Is there significance to the weights of the first / last layers?

I am working on a time series classification problem (5 classes) where the input contains 4 features with 90 samples for each feature.

class GRUModel(nn.Module):
    def __init__(self, feature_size, hidden_size, output_size):
        super(GRUModel, self).__init__()
        self.gru = nn.GRU(feature_size, hidden_size, batch_first=True)
        self.fc1 = nn.Linear(hidden_size, 64)
        self.fc2 = nn.Linear(64, output_size)
    
    def forward(self, x):
        out, _ = self.gru(x)
        out = out[:, -1, :] 
        out = self.fc1(out)
        out = self.fc2(out)
        return out

I’m looking on the weights of the first layer (the layer which first multiple the features):

l_feature_names     = ['Feature_1', 'Feature_2', 'Feature_3', 'Feature_4', 'Feature_5', 'Feature_6', 'Feature_7', 'Feature_8']
first_layer_weights = np.abs(model.gru.weight_ih_l0.data.sum(axis=0))

plt.rc('font', size=16)
plt.figure(figsize=(30, 6))
plt.bar(l_feature_names, first_layer_weights)
plt.title('First layer')
plt.ylabel('Weights')
plt.show()

when looking at the graph I created above, is it correct that features with larger weights have a greater impact on the model, or is that not necessarily the case?"
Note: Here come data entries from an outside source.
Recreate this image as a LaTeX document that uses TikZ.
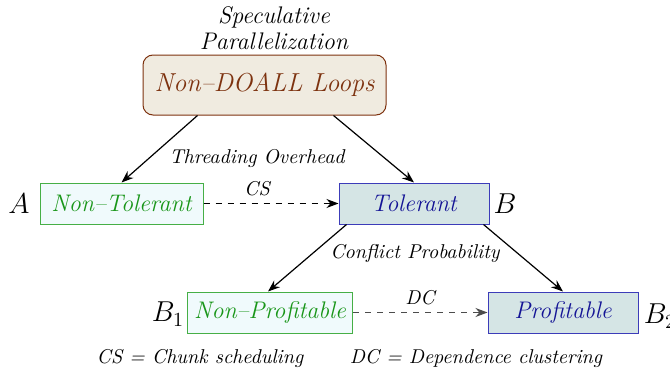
\documentclass[tikz,border=0pt]{standalone}
\usepackage{tikz}
\usetikzlibrary{calc,arrows.meta}
\definecolor{loopbrown}{RGB}{125,50,15}
\definecolor{loopfill}{RGB}{240,235,224}
\definecolor{ntgreen}{RGB}{25,150,25}
\definecolor{ntborder}{RGB}{70,175,70}
\definecolor{ntfill}{RGB}{240,250,252}
\definecolor{tblue}{RGB}{20,20,150}
\definecolor{tborder}{RGB}{60,60,185}
\definecolor{tfill}{RGB}{213,229,229}

\begin{document}
\begin{tikzpicture}[x=0.5pt, y=-0.5pt,
		loopbox/.style={draw=loopbrown, fill=loopfill, line width=0.5pt, rounded corners=5pt, minimum width=121.5pt, minimum height=30pt, text=loopbrown, font=\fontsize{13}{15}\selectfont\itshape},
		ntbox/.style={draw=ntborder, fill=ntfill, line width=0.5pt, minimum width=81.5pt, minimum height=20.5pt, text=ntgreen, font=\large\itshape},
		tbox/.style={draw=tborder, fill=tfill, line width=0.5pt, minimum width=75pt, minimum height=20.5pt, text=tblue, font=\large\itshape},
		flow/.style={-{Stealth[length=6pt,width=4.5pt]}, semithick},
		jump/.style={-{Stealth[length=6pt,width=4.5pt]}, semithick, dashed},
		edgetext/.style={font=\itshape},
		tag/.style={font=\Large}]
		%%%%% START %%%%%
		
		\useasboundingbox (0, 0) rectangle (670, 375);
		
		\node[align=center, font=\large\itshape, inner sep=0pt] (spec) at (274, 28) {Speculative\\[-1pt]Parallelization};
		\node[loopbox] (loops) at (264.5, 85) {Non--DOALL Loops};
		
		\node[ntbox] (nontol) at (121.5, 203.5) {Non--Tolerant};
		\node[tbox] (tol) at (414, 203.5) {Tolerant};
		\node[tag] (A) at (19, 204) {$A$};
		\node[tag] (B) at (505, 204) {$B$};
		
		\draw[flow] ([xshift=-33.5pt]loops.south) -- (nontol.north);
		\draw[flow] ([xshift=34.5pt]loops.south) -- (tol.north);
		\node[edgetext] (overhead) at (257, 158) {Threading Overhead};
		
		\draw[jump] (nontol.east) -- (tol.west);
		\node[edgetext] (cs) at (257, 189) {CS};
		
		\node[ntbox] (nonprof) at (270, 312.5) {Non--Profitable};
		\node[tbox] (prof) at (563, 312.5) {Profitable};
		\node[tag] (B1) at (168, 314) {$B_1$};
		\node[tag] (B2) at (660, 316) {$B_2$};
		
		\draw[flow] ([xshift=4pt]tol.south west) -- ([xshift=-1pt]nonprof.north);
		\draw[flow] ([xshift=-3pt]tol.south east) -- (prof.north);
		\node[edgetext] (conflict) at (415, 253) {Conflict Probability};
		
		\draw[jump, color=black!70] (nonprof.east) -- (prof.west);
		\node[edgetext] (dc) at (420, 298) {DC};
		
		\node[edgetext] (cskey) at (200, 358) {CS = Chunk scheduling};
		\node[edgetext] (dckey) at (476, 358) {DC = Dependence clustering};
		
		%%%%% END %%%%%
\end{tikzpicture}
\end{document}
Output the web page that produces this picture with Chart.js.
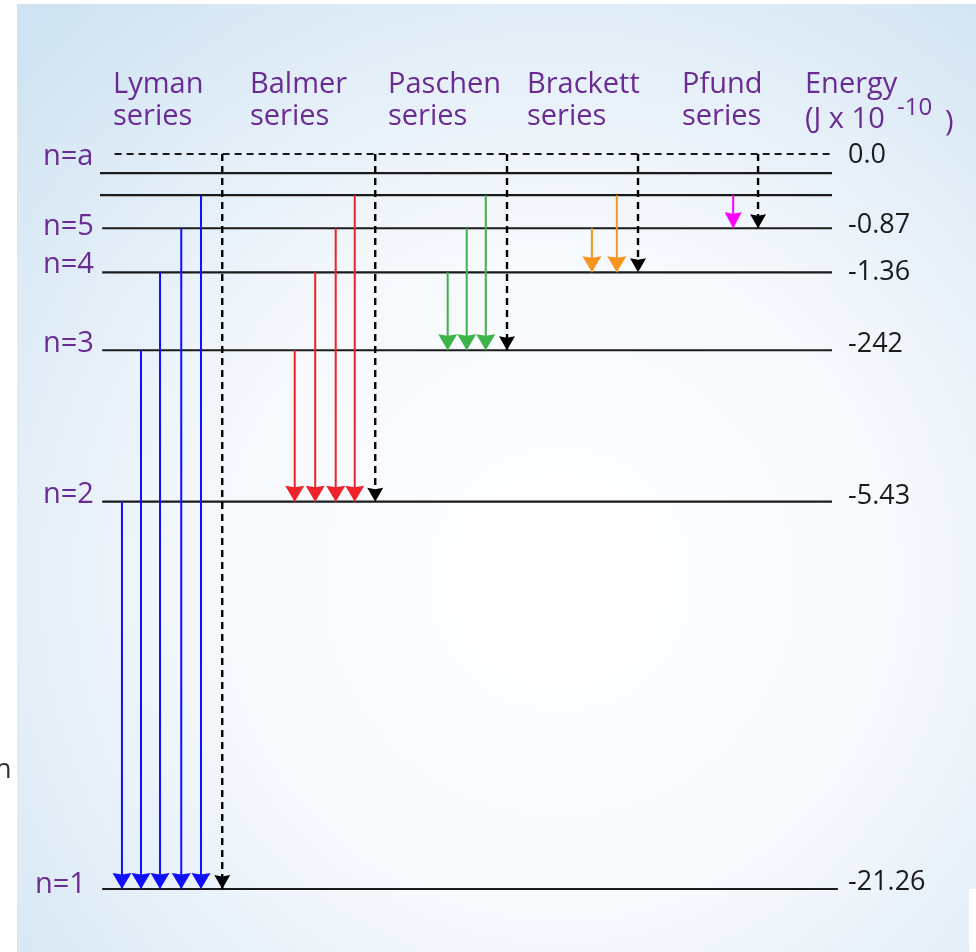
<!DOCTYPE html>
<html>
<head>
<meta charset="utf-8">
<script src="https://cdn.jsdelivr.net/npm/chart.js@4/dist/chart.umd.min.js"></script>
<style>
  html, body { margin: 0; padding: 0; background: #ffffff; overflow: hidden; }
  canvas { display: block; }
</style>
</head>
<body>
<canvas id="c" width="976" height="952"></canvas>
<script>
// ---------------- DATA ----------------
// energy levels, bottom to top (schematic vertical position, n=1 depth = -100)
const levelNames   = ['n=1', 'n=2', 'n=3', 'n=4', 'n=5', 'n=6', 'n=7', 'n=a'];
const levelLabels  = ['n=1', 'n=2', 'n=3', 'n=4', 'n=5', '', '', 'n=a'];
const energyLabels = ['-21.26', '-5.43', '-242', '-1.36', '-0.87', '', '', '0.0'];
const levelPos     = [-100, -47.3, -26.7, -16.1, -10.1, -5.6, -2.6, 0];

// spectral series: name, lower level index, upper level indices of the transitions
const seriesNames  = ['Lyman', 'Balmer', 'Paschen', 'Brackett', 'Pfund'];
const seriesTo     = [0, 1, 2, 3, 4];
const lymanFrom    = [1, 2, 3, 4, 5];
const balmerFrom   = [2, 3, 4, 5];
const paschenFrom  = [3, 4, 5];
const brackettFrom = [4, 5];
const pfundFrom    = [5];
const seriesFrom   = [lymanFrom, balmerFrom, paschenFrom, brackettFrom, pfundFrom];
const ionLevel     = 7; // n=a (ionisation limit)

// ---------------- LAYOUT / STYLE ----------------
const STYLE = {
  purple: '#6a2b94',
  dark: '#1b1b1b',
  font: '"Open Sans", "Noto Sans", sans-serif',
  seriesColors: ['#1010ff', '#ee2228', '#3cb44a', '#f7941d', '#ff00ff'],
  // arrow columns (x axis units 0..100)
  arrowX: [
    [3.0, 5.6, 8.2, 11.1, 13.8],
    [26.6, 29.4, 32.2, 34.8],
    [47.5, 50.1, 52.7],
    [67.2, 70.6],
    [86.5]
  ],
  ionX: [16.7, 37.6, 55.6, 73.5, 89.9],
  levelStart: [0.3, 0.3, 0.3, 0.3, 0.3, 0, 0, 2.0],
  levelEnd:   [100.8, 100, 100, 100, 100, 100, 100, 100],
  labelDy:  [4, 1, 2, 1, 7, 0, 0, 11],
  energyDy: [1, 2, 2, 8, 5, 0, 0, 9],
  labelX:  [35, 43, 43, 43, 43, 43, 43, 43],
  energyX: 848,
  headerX: [113, 250, 388, 527, 682],
  energyHeaderX: 805
};

// ---------------- DATASETS ----------------
const datasets = [];
levelPos.forEach((p, i) => {
  datasets.push({
    data: [{x: STYLE.levelStart[i], y: p}, {x: STYLE.levelEnd[i], y: p}],
    borderColor: STYLE.dark,
    borderWidth: 2.2,
    borderDash: i === ionLevel ? [7, 5] : [],
    showLine: true, pointRadius: 0, clip: false, order: 3
  });
});
seriesFrom.forEach((froms, s) => {
  froms.forEach((f, k) => {
    datasets.push({
      data: [{x: STYLE.arrowX[s][k], y: levelPos[f]}, {x: STYLE.arrowX[s][k], y: levelPos[seriesTo[s]]}],
      borderColor: STYLE.seriesColors[s],
      borderWidth: 2,
      showLine: true, pointRadius: 0, clip: false, order: 2,
      head: {w: s === 4 ? 17 : 19, h: 16, color: STYLE.seriesColors[s]}
    });
  });
  datasets.push({
    data: [{x: STYLE.ionX[s], y: levelPos[ionLevel]}, {x: STYLE.ionX[s], y: levelPos[seriesTo[s]]}],
    borderColor: '#000000',
    borderWidth: 2.4,
    borderDash: [7, 5],
    showLine: true, pointRadius: 0, clip: false, order: 1,
    head: {w: 16, h: 14, color: '#000000'}
  });
});

// ---------------- PLUGINS ----------------
const backgroundPlugin = {
  id: 'bg',
  beforeDraw(chart) {
    const c = chart.ctx;
    c.save();
    c.fillStyle = '#ffffff';
    c.fillRect(0, 0, chart.width, chart.height);
    const g = c.createRadialGradient(560, 580, 0, 560, 580, 760);
    g.addColorStop(0, '#ffffff');
    g.addColorStop(0.45, '#f6f9fd');
    g.addColorStop(1, '#cfe3f2');
    c.fillStyle = g;
    c.beginPath();
    c.moveTo(17, 4);
    c.lineTo(chart.width, 4);
    c.lineTo(chart.width, 889);
    c.lineTo(969, 889);
    c.lineTo(969, chart.height);
    c.lineTo(17, chart.height);
    c.closePath();
    c.fill();
    c.restore();
  }
};

const arrowHeadPlugin = {
  id: 'heads',
  afterDatasetsDraw(chart) {
    const c = chart.ctx;
    c.save();
    chart.data.datasets.forEach((ds, i) => {
      if (!ds.head) return;
      const pts = chart.getDatasetMeta(i).data;
      const tip = pts[pts.length - 1];
      const {w, h, color} = ds.head;
      c.fillStyle = color;
      c.beginPath();
      c.moveTo(tip.x, tip.y);
      c.lineTo(tip.x - w / 2, tip.y - h);
      c.lineTo(tip.x, tip.y - h + 1.5);
      c.lineTo(tip.x + w / 2, tip.y - h);
      c.closePath();
      c.fill();
    });
    c.restore();
  }
};

const textPlugin = {
  id: 'texts',
  afterDraw(chart) {
    const c = chart.ctx;
    const y = chart.scales.y;
    c.save();
    c.textBaseline = 'alphabetic';
    c.textAlign = 'left';
    // series headers
    c.fillStyle = STYLE.purple;
    c.font = '500 29px ' + STYLE.font;
    seriesNames.forEach((n, i) => {
      c.fillText(n, STYLE.headerX[i], 93);
      c.fillText('series', STYLE.headerX[i], 125);
    });
    c.fillText('Energy', STYLE.energyHeaderX, 93);
    c.font = '500 29px ' + STYLE.font;
    c.fillText('(J x 10', STYLE.energyHeaderX, 128);
    c.font = '500 24px ' + STYLE.font;
    c.fillText('-10', 897, 115);
    c.font = '500 29px ' + STYLE.font;
    c.fillText(')', 945, 131);
    // level labels (left)
    c.font = '500 29px ' + STYLE.font;
    levelLabels.forEach((t, i) => {
      if (!t) return;
      c.fillText(t, STYLE.labelX[i], y.getPixelForValue(levelPos[i]) + STYLE.labelDy[i]);
    });
    // energy labels (right)
    c.fillStyle = STYLE.dark;
    c.font = '500 27px ' + STYLE.font;
    energyLabels.forEach((t, i) => {
      if (!t) return;
      c.fillText(t, STYLE.energyX, y.getPixelForValue(levelPos[i]) + STYLE.energyDy[i]);
    });
    // clipped fragment at the left edge
    c.fillStyle = '#333333';
    c.font = '500 27px ' + STYLE.font;
    c.fillText('n', -5, 778);
    c.restore();
  }
};

new Chart(document.getElementById('c'), {
  type: 'scatter',
  data: { datasets },
  options: {
    responsive: false,
    animation: false,
    layout: { padding: { left: 100, right: 144, top: 154, bottom: 63 } },
    scales: {
      x: { type: 'linear', min: 0, max: 100, display: false },
      y: { type: 'linear', min: -100, max: 0, display: false }
    },
    plugins: { legend: { display: false }, tooltip: { enabled: false } },
    events: []
  },
  plugins: [backgroundPlugin, arrowHeadPlugin, textPlugin]
});
</script>
</body>
</html>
Additionally, by examining the weights of the last layer:

l_class_names     = ['class_1','class_2', 'class_3', 'class_4', 'class_5']
last_layer_weights = np.abs(model.fc2.weight.data.sum(axis=1))

plt.rc('font', size=16)
plt.figure(figsize=(30, 6))
plt.bar(l_class_names, last_layer_weights)
plt.title('First layer')
plt.ylabel('Weights')
plt.show()

can we determine for which classes the model has more confidence in its classification?"
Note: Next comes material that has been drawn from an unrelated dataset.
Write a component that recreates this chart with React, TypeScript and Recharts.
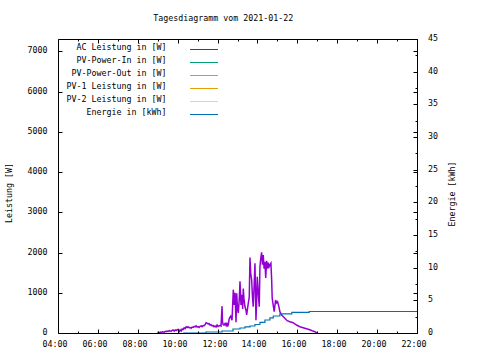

You can use cross validation to estimate how well the trained model will generalize for this task. Explaining the significance of weights in a trained model is harder and afaik an active area of research. You haven’t said what the classification problem is, so how should we know?

Also, GRUs have several different components and summing their different weights together doesn’t make it any easier to explain their significance.